Understanding the genetic etiology of small, dense LDL will help to elucidate the complex multifactorial networks involved in the progression of atherosclerosis and its ultimate consequence—CHD. Although searching the genes has been and continues to be a demanding adventure, the challenge may still be ahead in order to identify the combination of genes and environmental circumstances predisposing to small, dense LDL. It should be emphasized, however, that the nongenetic factors influencing the expression of small, dense LDL can be taken to our advantage by treating genetically susceptible individuals with appropriate lifestyle modifications.

Figure 11. Ideogram of human karyotype showing chromosomal locations of genes and QTLs potentially involved in LDL size/density. Results from QFS are in red, while all the other results presented in Figure 10 are in gray. Genes and QTLs are placed on the hybrid map showing the sequence and the cytogenetic locations. Information to construct the ideogram has been obtained from the UCSC Genome Browser (http://genome.ucsc.edu). The alternated black and white colors on the chromosomes have been used to distinguish a cytogenic band from the adjacent ones and do not correspond to the band colors observed on Giemsa-stained chromosomes. ABCA1, ATP-binding cassette, sub-family A, member 1; ADRB3, β3-adrenergic receptor; APO, apolipoprotein; CYBA, p22 phox; CETP, cholesteryl ester transfer protein; LDLR, low-density lipoprotein receptor; LIPC, hepatic lipase; LCAT, lecithin:cholesterol acyltransferase; LDLR, low-density lipoprotein receptor; LPL, lipoprotein lipase; MTP, microsomal triglyceride transfer protein; SOD2, manganese superoxide dismutase; SRB1, scavenger receptor class B type 1.

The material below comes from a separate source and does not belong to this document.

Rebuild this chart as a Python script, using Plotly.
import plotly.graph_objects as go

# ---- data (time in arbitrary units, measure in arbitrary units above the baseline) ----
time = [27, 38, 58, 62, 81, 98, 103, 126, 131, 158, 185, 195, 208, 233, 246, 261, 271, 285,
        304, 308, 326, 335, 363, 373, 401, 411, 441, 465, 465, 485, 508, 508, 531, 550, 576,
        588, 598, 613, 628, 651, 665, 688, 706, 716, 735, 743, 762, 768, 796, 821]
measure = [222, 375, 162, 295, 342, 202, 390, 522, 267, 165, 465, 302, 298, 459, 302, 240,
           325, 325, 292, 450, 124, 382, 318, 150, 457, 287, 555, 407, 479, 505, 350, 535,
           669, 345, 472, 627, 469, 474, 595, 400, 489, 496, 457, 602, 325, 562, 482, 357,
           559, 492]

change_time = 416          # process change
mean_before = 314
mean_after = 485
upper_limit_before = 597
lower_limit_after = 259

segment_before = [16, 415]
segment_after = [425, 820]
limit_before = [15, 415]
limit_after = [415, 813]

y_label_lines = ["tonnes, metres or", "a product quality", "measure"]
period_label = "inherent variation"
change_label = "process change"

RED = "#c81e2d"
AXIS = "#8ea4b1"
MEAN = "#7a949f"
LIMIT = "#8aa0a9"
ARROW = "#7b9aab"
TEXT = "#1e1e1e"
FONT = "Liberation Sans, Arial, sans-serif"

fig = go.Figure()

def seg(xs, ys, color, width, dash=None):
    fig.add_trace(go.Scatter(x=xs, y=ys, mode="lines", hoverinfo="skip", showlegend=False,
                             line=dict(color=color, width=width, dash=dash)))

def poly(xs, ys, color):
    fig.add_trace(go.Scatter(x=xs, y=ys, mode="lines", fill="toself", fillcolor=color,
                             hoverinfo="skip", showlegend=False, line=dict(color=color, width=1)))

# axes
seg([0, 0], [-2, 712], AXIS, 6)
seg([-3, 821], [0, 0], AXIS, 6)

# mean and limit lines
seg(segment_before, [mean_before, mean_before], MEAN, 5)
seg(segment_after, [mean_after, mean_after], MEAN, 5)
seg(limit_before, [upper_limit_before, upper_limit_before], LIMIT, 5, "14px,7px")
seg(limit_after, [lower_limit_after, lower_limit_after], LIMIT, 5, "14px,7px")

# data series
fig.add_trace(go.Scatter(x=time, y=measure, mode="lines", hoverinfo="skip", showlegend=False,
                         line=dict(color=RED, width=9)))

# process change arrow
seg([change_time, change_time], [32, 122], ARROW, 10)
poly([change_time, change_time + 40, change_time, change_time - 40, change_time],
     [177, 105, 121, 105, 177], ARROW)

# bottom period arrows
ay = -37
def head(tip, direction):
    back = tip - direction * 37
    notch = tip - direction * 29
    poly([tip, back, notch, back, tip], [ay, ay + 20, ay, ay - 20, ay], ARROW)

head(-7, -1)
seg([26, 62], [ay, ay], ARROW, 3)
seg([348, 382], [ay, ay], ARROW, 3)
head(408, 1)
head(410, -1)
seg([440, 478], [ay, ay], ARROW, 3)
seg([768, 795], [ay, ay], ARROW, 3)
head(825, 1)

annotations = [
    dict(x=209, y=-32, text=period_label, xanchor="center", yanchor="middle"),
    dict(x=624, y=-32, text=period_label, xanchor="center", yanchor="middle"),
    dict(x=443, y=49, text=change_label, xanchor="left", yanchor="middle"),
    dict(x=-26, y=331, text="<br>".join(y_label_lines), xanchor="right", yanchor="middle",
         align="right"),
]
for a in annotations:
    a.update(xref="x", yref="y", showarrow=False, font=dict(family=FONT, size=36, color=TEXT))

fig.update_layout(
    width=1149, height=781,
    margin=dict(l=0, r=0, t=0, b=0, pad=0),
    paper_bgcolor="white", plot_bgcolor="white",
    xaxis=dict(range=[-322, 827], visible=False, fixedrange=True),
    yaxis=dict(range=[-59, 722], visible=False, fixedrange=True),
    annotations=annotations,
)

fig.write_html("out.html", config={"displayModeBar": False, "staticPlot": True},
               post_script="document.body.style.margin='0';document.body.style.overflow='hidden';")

Finally, chapter 10 was an attempt to summarize this thesis by identifying chromosomal regions harbouring genes contributing to the clustering of the metabolic syndrome-related phenotypes. Factor analysis has been used for that purpose to create a quantitative metabolic syndrome variable representing the common variance among the individual components of the syndrome. Factor analysis has revealed one underlying factor (the metabolic syndrome factor) with high loading for all the metabolic syndrome-related phenotypes, suggesting that common factors account for the observed risk variables clustering. A genome-wide scan on the metabolic syndrome factor revealed the existence of a QTL on chromosome 15q indicating the presence of a gene located in the area contributing to the shared variance among components of the metabolic syndrome. Again, further studies will be required to locate the causal gene.

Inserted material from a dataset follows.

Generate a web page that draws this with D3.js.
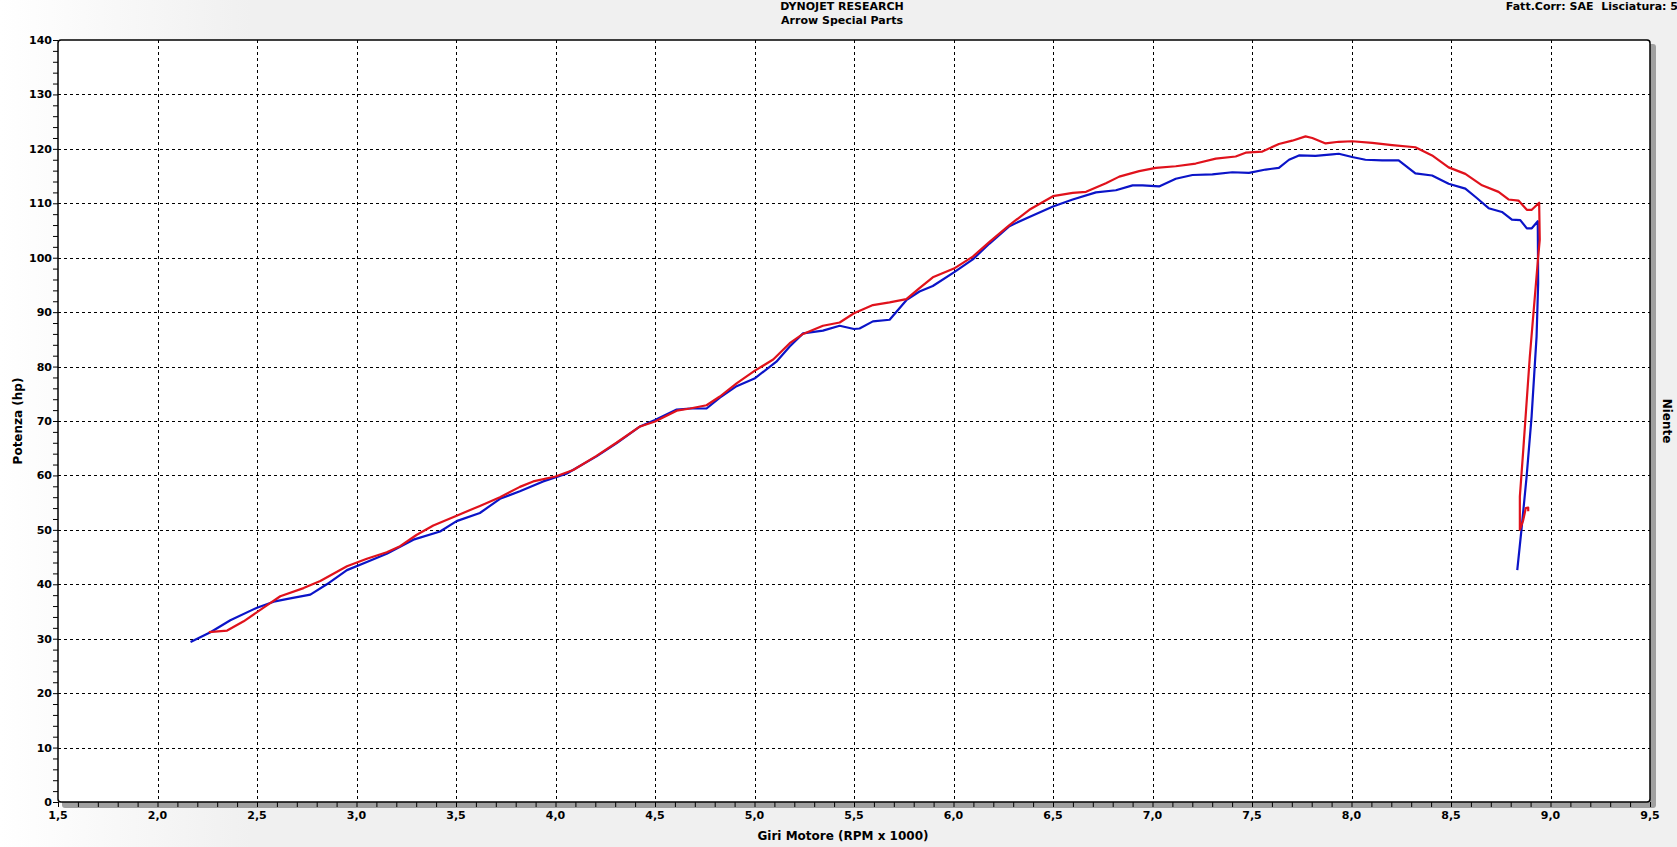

Many questions arise and have remained unsolved throughout this work. For example, many chromosomal regions containing genes affecting components of the metabolic syndrome have been identified. However, the ultimate goal of QTL mapping is to identify the genes underlying these polygenic traits and to gain a better understanding of them. Except for the 17q region identified for LDL-PPD, no attempt was made in this work to locate the genes causing the linkage signals. In addition, all the association studies reported in this thesis require replication before reaching conclusions. The limitations of association studies are highlighted in the introduction and leave some uncertainties about the results presented. Accordingly, a substantial amount of work has emerged from this thesis and hopefully it will generate a lot of follow-up studies.

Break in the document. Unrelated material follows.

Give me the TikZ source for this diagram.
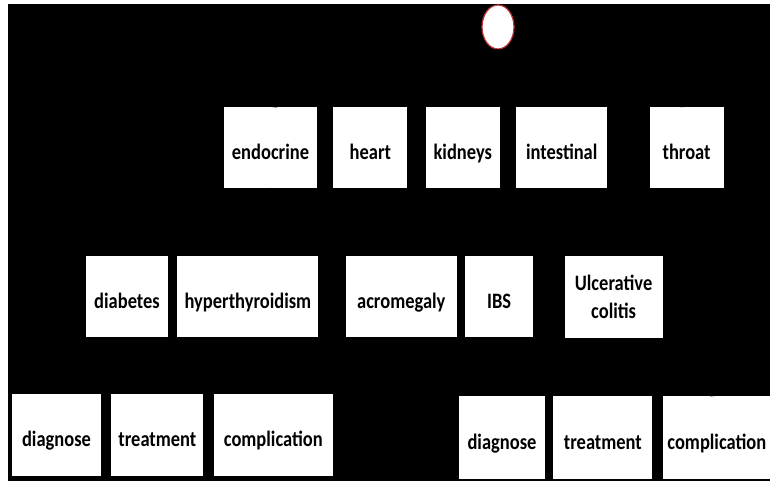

The genetic dissection of the metabolic syndrome is a tremendous challenge. The present thesis shed some lights on different aspects of the genetics of the metabolic syndrome, but above all underscores the difficulty of the task. Without new development in finding genes involved in complex human diseases, a long adventure is anticipated before reaching the finish line. However, the recent years have witnessed the development of novel methods and strategies for the genetic dissection of complex human diseases. These emerging new methods and ideas are clearly welcomed to tackle the challenge and fulfill the promise hold by the field of genetics, that is better understanding the pathogenesis of complex diseases and consequently improve prevention strategies, diagnostic tools and therapies.